There are several Routes to the summit of Squaw mountain. The simplest is to take University Avenue north to Provo Canyon, and turn into the Squaw peak overlook road. There will be a sign stating where the road is. This road will curve up the north ridge of Squaw for several miles before a left turn appears. Take this road(To Rock Canyon campground), and leave the pavement behind. Follow this road for a few more miles (beware of washboard sections) until a sharp right turn, with a overlook turnout appears. From here you will be able to see the back side of Squaw Peak, as well as the rest of Rock Canyon. From here you will also be able to see the ridge leading up to the summit, and how to get there. The easiest access to this ridge is back a few hundred yards up the road, but in order to know where to go to find it, you should go to the overlook first. Once you have established where to go, simnply make your way through the path of least resistance to the base of the ridge. Continue south until you claim the summit. This method should put you at the summit in around an hour, maybe a little longer.
The East aspect of Squaw Mountain, at sunset. Provo is visible in the bottom left hand corner. Thanks Phil...
An alternate, and much more difficult route is the Direct West Face. It is much harder due to physical as well as route finding difficulties. No established trail exists up the west face. However, the trailblazing is fairly easy, as the scrub oak bushes are the most abundant impediment and are generally easy to avoid. Park in the Rock Canyon Park parking lot, and head north up the obvious alluvial ridge that forms the beginning of the canyon. Continue up the path of least resistance, favoring the north.
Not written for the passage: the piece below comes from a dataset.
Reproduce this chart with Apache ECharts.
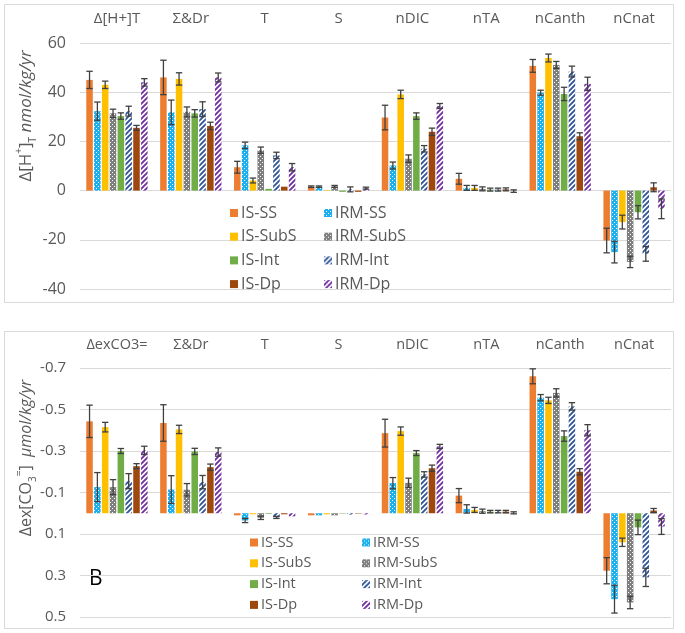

There is a fairly pronounced gully that you should stay south of, as the first couloir that is formed by it is the key to an easier ascent. After climbing for maybe a mile, Aim for a long stretch of Scree toward the northern side of the gully. Use this natural slide area to avoid masses of scrub oak growing nearby. At the top of this area, begin to focus on heading south, and gradually work your way up to the summit along the western side of the face, just below the ridge. climb for another fifteen or twenty minutes to claim the summit via this short, but quite difficult route. Expect it to take two and a half to Three hours. Some Class 4 scrambling was required on our ascent.
The initial part of the direct west face hike should take you just left of the west thumb.
The third route is very easy to find - walk east up Rock Canyon until you come to a fork in the trail - one side continues east, the other turns
north-ish. There is a forest service sign marking the fork that says
"Squak Peak Trail" or something like that. It's very hard to miss. Take
the left (north) fork and continue on this trail until you reach the top.
Toward the top the trail may grow indistinct and hard to follow at this
time of year, as there is still a lot of snow. Just keep making your way
up and you can't miss it.
As with most natural features in this area, Outdoors people enjoy little or no regulation. No red tape to speak of, aside from the "no fires anytime, ever" policy of Rock Canyon.
Rock Canyon campsite is located just a few more miles up the road mentioned in the first route description. There is a campsite in the mouth of Rock Canyon It's located about fifteen minutes up the canyon on the left side, through the dry creekbed about a hundred yards or so past a metal gate spanning the road, It's free so it's first come first serve, but it would be a waste of time to camp there in order to hike the next day or something. It is a small, pretty campesite, and would be fun for a relaxing night or two up the canyon, but with little privacy or solitude, because it is quite close to the main throughfare in the canyon bottoms.